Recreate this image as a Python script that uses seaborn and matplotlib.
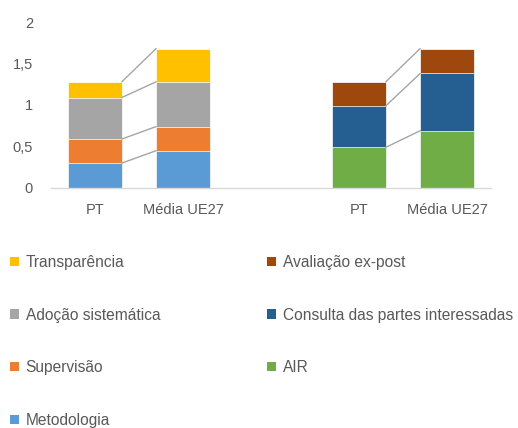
import matplotlib
matplotlib.use("Agg")
import matplotlib.pyplot as plt
import seaborn as sns
import pandas as pd
from matplotlib.patches import Patch

# ---- data ----
slots = ["PT_1", "UE_1", "gap", "PT_2", "UE_2"]
slot_labels = ["PT", "Média UE27", "", "PT", "Média UE27"]

left_series = ["Metodologia", "Supervisão", "Adoção sistemática", "Transparência"]
left_pt = [0.30, 0.29, 0.50, 0.19]
left_ue = [0.45, 0.29, 0.54, 0.40]

right_series = ["AIR", "Consulta das partes interessadas", "Avaliação ex-post"]
right_pt = [0.49, 0.50, 0.29]
right_ue = [0.69, 0.69, 0.30]

colors = {
    "Metodologia": "#5B9BD5",
    "Supervisão": "#ED7D31",
    "Adoção sistemática": "#A5A5A5",
    "Transparência": "#FFC000",
    "AIR": "#70AD47",
    "Consulta das partes interessadas": "#255E91",
    "Avaliação ex-post": "#9E480E",
}

yticks = [0, 0.5, 1, 1.5, 2]
ytick_labels = ["0", "0,5", "1", "1,5", "2"]

# ---- build table ----
groups = [
    (left_series, ("PT_1", left_pt), ("UE_1", left_ue)),
    (right_series, ("PT_2", right_pt), ("UE_2", right_ue)),
]
rows = []
for series, *bars in groups:
    for slot, vals in bars:
        cum = 0.0
        for lvl, (s, v) in enumerate(zip(series, vals)):
            cum += v
            rows.append(dict(slot=slot, series=s, value=v, cum=cum, level=lvl))
df = pd.DataFrame(rows)

sns.set_theme(style="white")
plt.rcParams["font.family"] = ["Liberation Sans", "DejaVu Sans"]
TXT = "#595959"

fig = plt.figure(figsize=(5.18, 4.28), dpi=100)
ax = fig.add_axes([51 / 518, 1 - 188 / 428, 440 / 518, 166 / 428])

W = 0.61
for series, *_ in groups:
    for s in reversed(series):
        sub = df[df.series == s]
        sns.barplot(data=sub, x="slot", y="cum", order=slots, color=colors[s],
                    width=W, errorbar=None, saturation=1, ax=ax,
                    edgecolor="white", linewidth=0.5)

# connector lines
for (series, (pt_slot, _), (ue_slot, _)) in groups:
    x0 = slots.index(pt_slot) + W / 2
    x1 = slots.index(ue_slot) - W / 2
    for s in series:
        y0 = df[(df.slot == pt_slot) & (df.series == s)].cum.iloc[0]
        y1 = df[(df.slot == ue_slot) & (df.series == s)].cum.iloc[0]
        ax.plot([x0, x1], [y0, y1], color="#A5A5A5", lw=1.0, zorder=3)

ax.set_xlim(-0.5, 4.5)
ax.set_ylim(0, 2)
ax.set_xticks(range(len(slots)))
ax.set_xticklabels(slot_labels)
ax.set_yticks(yticks)
ax.set_yticklabels(ytick_labels)
ax.set_xlabel("")
ax.set_ylabel("")
ax.tick_params(axis="both", length=0, labelsize=10.5, colors=TXT)
ax.tick_params(axis="y", pad=13)
ax.tick_params(axis="x", pad=11)
for sp in ["top", "right", "left"]:
    ax.spines[sp].set_visible(False)
ax.spines["bottom"].set_color("#D9D9D9")
ax.spines["bottom"].set_linewidth(1)

# legends
def make_legend(names, x):
    handles = [Patch(facecolor=colors[n], edgecolor="none") for n in names]
    leg = fig.legend(handles, names, loc="upper left",
                     bbox_to_anchor=(x / 518, 1 - 255 / 428),
                     frameon=False, fontsize=11.2, labelcolor=TXT,
                     handlelength=0.55, handleheight=0.55, handletextpad=0.45,
                     labelspacing=2.42, borderpad=0, borderaxespad=0)
    return leg

leg1 = make_legend(["Transparência", "Adoção sistemática", "Supervisão", "Metodologia"], 10)
leg2 = make_legend(["Avaliação ex-post", "Consulta das partes interessadas", "AIR"], 267)

fig.savefig("out.png", dpi=100)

--- Goal ---
Point out every line holding the string "seaborn" and copy it.

--- Task solution ---
Recreate this image as a Python script that uses seaborn and matplotlib.
import seaborn as sns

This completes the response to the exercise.